DATASET CONTENT.
++++++
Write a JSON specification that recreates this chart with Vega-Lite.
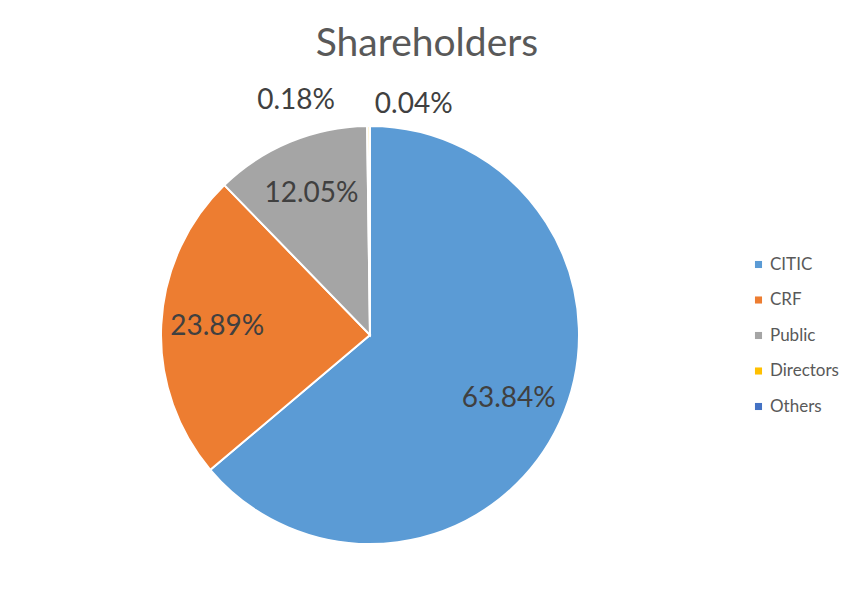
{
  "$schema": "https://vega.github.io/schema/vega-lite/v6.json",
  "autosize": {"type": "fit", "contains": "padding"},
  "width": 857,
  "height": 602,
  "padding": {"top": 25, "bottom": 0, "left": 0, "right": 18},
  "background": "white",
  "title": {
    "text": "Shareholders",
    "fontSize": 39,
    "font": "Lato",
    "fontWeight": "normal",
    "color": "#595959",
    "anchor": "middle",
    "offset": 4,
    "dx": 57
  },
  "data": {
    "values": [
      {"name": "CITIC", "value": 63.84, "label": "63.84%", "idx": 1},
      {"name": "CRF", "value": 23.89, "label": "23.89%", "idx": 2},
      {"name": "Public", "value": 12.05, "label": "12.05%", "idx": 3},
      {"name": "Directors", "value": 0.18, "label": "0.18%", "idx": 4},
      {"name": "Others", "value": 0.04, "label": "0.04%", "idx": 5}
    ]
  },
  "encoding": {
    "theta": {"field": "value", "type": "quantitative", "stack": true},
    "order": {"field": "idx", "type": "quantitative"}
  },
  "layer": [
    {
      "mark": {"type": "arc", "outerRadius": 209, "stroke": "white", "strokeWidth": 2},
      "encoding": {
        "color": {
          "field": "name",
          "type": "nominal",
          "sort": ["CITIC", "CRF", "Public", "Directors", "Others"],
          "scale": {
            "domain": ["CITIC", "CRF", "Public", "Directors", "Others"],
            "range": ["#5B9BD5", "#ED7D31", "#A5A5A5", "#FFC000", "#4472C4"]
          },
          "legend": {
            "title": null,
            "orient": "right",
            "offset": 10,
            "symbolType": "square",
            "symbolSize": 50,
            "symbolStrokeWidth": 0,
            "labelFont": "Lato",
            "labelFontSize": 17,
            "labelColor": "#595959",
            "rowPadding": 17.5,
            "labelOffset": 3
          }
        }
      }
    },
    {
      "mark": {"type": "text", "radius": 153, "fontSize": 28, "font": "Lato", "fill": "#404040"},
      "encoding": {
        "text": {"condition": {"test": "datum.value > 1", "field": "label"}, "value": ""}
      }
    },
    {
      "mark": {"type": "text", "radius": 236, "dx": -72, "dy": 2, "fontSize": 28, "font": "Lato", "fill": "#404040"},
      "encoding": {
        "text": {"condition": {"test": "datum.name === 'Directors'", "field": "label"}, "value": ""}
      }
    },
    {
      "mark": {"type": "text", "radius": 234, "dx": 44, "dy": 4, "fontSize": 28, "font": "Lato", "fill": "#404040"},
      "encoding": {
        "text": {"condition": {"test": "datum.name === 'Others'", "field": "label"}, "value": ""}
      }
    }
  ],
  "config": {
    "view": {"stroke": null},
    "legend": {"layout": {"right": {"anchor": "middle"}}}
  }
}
++++++
Copy out all the data without changing anything, and drop the pictures.

ANSWER.
Write a JSON specification that recreates this chart with Vega-Lite.
{
  "$schema": "https://vega.github.io/schema/vega-lite/v6.json",
  "autosize": {"type": "fit", "contains": "padding"},
  "width": 857,
  "height": 602,
  "padding": {"top": 25, "bottom": 0, "left": 0, "right": 18},
  "background": "white",
  "title": {
    "text": "Shareholders",
    "fontSize": 39,
    "font": "Lato",
    "fontWeight": "normal",
    "color": "#595959",
    "anchor": "middle",
    "offset": 4,
    "dx": 57
  },
  "data": {
    "values": [
      {"name": "CITIC", "value": 63.84, "label": "63.84%", "idx": 1},
      {"name": "CRF", "value": 23.89, "label": "23.89%", "idx": 2},
      {"name": "Public", "value": 12.05, "label": "12.05%", "idx": 3},
      {"name": "Directors", "value": 0.18, "label": "0.18%", "idx": 4},
      {"name": "Others", "value": 0.04, "label": "0.04%", "idx": 5}
    ]
  },
  "encoding": {
    "theta": {"field": "value", "type": "quantitative", "stack": true},
    "order": {"field": "idx", "type": "quantitative"}
  },
  "layer": [
    {
      "mark": {"type": "arc", "outerRadius": 209, "stroke": "white", "strokeWidth": 2},
      "encoding": {
        "color": {
          "field": "name",
          "type": "nominal",
          "sort": ["CITIC", "CRF", "Public", "Directors", "Others"],
          "scale": {
            "domain": ["CITIC", "CRF", "Public", "Directors", "Others"],
            "range": ["#5B9BD5", "#ED7D31", "#A5A5A5", "#FFC000", "#4472C4"]
          },
          "legend": {
            "title": null,
            "orient": "right",
            "offset": 10,
            "symbolType": "square",
            "symbolSize": 50,
            "symbolStrokeWidth": 0,
            "labelFont": "Lato",
            "labelFontSize": 17,
            "labelColor": "#595959",
            "rowPadding": 17.5,
            "labelOffset": 3
          }
        }
      }
    },
    {
      "mark": {"type": "text", "radius": 153, "fontSize": 28, "font": "Lato", "fill": "#404040"},
      "encoding": {
        "text": {"condition": {"test": "datum.value > 1", "field": "label"}, "value": ""}
      }
    },
    {
      "mark": {"type": "text", "radius": 236, "dx": -72, "dy": 2, "fontSize": 28, "font": "Lato", "fill": "#404040"},
      "encoding": {
        "text": {"condition": {"test": "datum.name === 'Directors'", "field": "label"}, "value": ""}
      }
    },
    {
      "mark": {"type": "text", "radius": 234, "dx": 44, "dy": 4, "fontSize": 28, "font": "Lato", "fill": "#404040"},
      "encoding": {
        "text": {"condition": {"test": "datum.name === 'Others'", "field": "label"}, "value": ""}
      }
    }
  ],
  "config": {
    "view": {"stroke": null},
    "legend": {"layout": {"right": {"anchor": "middle"}}}
  }
}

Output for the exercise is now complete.